-- PROVIDED DATA start --
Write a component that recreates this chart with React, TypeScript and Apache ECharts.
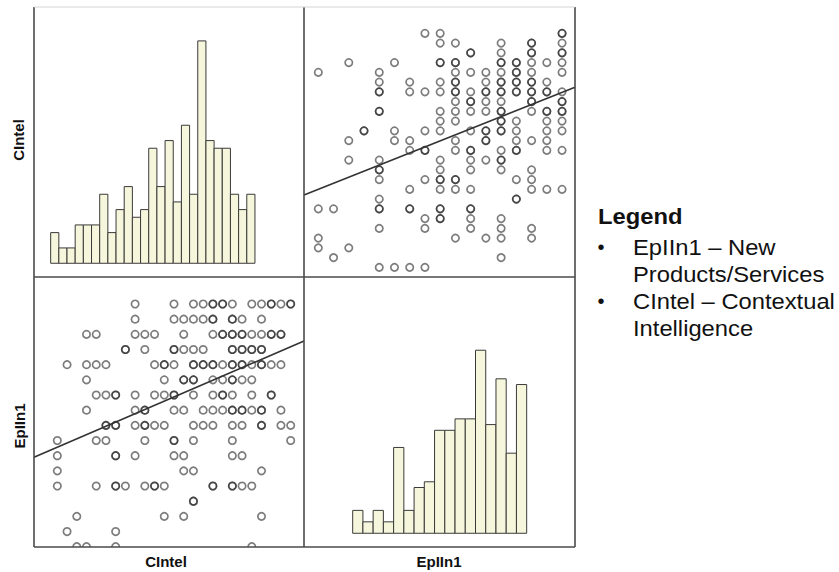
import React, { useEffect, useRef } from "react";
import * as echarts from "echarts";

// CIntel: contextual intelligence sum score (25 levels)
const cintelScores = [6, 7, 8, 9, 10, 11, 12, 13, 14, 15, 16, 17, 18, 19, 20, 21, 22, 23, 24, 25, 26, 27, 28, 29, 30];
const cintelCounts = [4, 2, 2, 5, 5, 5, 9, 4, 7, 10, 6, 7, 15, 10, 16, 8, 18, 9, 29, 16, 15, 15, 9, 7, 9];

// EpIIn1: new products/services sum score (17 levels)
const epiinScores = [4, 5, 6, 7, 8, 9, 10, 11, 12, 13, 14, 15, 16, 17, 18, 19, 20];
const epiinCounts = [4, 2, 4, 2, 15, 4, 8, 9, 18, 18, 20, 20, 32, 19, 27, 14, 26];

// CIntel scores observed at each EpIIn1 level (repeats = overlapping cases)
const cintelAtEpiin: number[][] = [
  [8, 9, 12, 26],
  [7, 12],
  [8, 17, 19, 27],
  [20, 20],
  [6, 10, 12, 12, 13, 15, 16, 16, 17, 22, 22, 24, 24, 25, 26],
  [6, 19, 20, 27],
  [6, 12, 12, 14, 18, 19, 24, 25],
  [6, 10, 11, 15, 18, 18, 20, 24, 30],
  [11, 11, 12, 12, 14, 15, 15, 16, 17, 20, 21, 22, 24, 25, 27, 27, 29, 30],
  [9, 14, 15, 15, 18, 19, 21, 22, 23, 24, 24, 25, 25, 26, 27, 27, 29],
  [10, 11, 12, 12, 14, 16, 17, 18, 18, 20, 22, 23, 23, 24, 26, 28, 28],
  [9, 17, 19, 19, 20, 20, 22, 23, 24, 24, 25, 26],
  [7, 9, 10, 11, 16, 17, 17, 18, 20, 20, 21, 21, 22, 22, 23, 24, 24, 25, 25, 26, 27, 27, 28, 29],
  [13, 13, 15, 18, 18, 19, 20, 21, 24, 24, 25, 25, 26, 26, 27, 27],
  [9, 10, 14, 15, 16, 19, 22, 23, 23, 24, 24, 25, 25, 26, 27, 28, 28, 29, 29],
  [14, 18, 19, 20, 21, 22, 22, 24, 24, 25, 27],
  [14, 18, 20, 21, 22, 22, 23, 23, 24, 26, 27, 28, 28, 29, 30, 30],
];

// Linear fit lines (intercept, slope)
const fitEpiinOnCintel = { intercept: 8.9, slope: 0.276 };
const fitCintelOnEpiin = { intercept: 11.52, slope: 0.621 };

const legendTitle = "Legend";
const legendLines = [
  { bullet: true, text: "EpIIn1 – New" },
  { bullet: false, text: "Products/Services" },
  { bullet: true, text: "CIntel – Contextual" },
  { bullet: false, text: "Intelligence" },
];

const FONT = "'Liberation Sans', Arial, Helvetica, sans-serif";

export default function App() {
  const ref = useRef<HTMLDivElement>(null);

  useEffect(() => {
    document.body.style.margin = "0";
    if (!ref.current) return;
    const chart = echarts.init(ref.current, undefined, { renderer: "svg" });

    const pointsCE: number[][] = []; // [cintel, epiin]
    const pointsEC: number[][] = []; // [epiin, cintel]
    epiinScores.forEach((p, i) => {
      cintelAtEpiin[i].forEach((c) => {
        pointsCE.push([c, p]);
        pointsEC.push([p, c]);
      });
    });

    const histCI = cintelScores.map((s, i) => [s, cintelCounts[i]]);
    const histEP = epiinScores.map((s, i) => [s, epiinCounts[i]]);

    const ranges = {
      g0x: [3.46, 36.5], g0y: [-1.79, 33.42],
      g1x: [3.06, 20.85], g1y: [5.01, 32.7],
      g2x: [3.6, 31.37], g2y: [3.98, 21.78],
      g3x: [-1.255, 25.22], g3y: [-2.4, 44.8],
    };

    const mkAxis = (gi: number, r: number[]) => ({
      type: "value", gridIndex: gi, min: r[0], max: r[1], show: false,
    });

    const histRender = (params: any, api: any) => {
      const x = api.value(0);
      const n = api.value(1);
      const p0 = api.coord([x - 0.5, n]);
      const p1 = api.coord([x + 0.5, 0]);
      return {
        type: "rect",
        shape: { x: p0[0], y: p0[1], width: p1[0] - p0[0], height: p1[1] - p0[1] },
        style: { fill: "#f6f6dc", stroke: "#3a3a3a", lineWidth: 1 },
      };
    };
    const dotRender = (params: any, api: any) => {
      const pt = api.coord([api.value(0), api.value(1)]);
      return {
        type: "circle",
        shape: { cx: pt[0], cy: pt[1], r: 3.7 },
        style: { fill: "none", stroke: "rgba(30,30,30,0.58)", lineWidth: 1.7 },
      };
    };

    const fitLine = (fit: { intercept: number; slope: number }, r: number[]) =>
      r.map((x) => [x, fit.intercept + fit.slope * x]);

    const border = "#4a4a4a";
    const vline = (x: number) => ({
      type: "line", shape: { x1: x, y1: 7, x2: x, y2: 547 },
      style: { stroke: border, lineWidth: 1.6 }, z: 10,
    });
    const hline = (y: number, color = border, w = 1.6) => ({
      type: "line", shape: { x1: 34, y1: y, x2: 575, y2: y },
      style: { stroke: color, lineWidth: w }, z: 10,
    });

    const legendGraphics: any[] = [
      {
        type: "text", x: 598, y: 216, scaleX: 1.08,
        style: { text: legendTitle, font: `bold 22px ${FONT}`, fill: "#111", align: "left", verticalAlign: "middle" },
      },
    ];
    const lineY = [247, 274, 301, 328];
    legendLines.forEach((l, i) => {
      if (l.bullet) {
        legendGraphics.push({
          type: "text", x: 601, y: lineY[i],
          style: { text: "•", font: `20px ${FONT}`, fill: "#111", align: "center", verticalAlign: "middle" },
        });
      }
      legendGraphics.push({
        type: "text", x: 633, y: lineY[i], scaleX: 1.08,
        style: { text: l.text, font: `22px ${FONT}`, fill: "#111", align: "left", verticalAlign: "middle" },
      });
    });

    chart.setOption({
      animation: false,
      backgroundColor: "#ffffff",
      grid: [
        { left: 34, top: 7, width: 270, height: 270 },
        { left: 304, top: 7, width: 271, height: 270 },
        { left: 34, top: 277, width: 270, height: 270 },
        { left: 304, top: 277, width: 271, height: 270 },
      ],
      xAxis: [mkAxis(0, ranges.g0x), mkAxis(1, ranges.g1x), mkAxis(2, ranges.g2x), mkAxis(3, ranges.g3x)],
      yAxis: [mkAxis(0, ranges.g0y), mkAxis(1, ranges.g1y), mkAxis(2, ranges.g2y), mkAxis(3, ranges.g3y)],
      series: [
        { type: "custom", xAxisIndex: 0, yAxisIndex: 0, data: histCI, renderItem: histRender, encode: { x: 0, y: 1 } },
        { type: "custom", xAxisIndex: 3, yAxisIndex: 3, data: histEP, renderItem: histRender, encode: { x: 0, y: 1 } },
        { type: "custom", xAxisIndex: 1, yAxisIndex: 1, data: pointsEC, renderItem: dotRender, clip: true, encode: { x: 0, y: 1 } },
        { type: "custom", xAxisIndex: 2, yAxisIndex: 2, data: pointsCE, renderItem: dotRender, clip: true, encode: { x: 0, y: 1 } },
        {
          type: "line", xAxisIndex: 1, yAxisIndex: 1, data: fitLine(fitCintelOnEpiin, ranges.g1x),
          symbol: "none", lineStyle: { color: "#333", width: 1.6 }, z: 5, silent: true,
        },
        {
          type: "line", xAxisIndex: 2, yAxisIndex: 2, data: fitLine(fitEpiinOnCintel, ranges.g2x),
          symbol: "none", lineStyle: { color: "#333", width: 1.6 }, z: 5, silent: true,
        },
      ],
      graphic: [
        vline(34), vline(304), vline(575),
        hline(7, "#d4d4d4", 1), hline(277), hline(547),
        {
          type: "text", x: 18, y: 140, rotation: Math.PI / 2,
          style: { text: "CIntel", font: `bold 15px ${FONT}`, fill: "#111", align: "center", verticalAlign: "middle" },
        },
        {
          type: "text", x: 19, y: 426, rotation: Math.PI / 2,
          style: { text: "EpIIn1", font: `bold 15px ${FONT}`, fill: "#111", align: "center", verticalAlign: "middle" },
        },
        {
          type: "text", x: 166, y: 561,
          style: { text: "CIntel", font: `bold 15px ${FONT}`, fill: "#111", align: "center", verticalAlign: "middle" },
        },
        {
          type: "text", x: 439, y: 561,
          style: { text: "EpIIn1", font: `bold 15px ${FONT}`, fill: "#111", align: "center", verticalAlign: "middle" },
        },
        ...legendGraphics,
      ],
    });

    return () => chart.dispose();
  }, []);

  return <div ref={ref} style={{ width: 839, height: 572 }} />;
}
-- PROVIDED DATA end --
■ WHAT YOU NEED TO DO
Search the data above for the word "React", then gather each line in which it appears.

■ ANSWER FOR THIS EXERCISE
Write a component that recreates this chart with React, TypeScript and Apache ECharts.
import React, { useEffect, useRef } from "react";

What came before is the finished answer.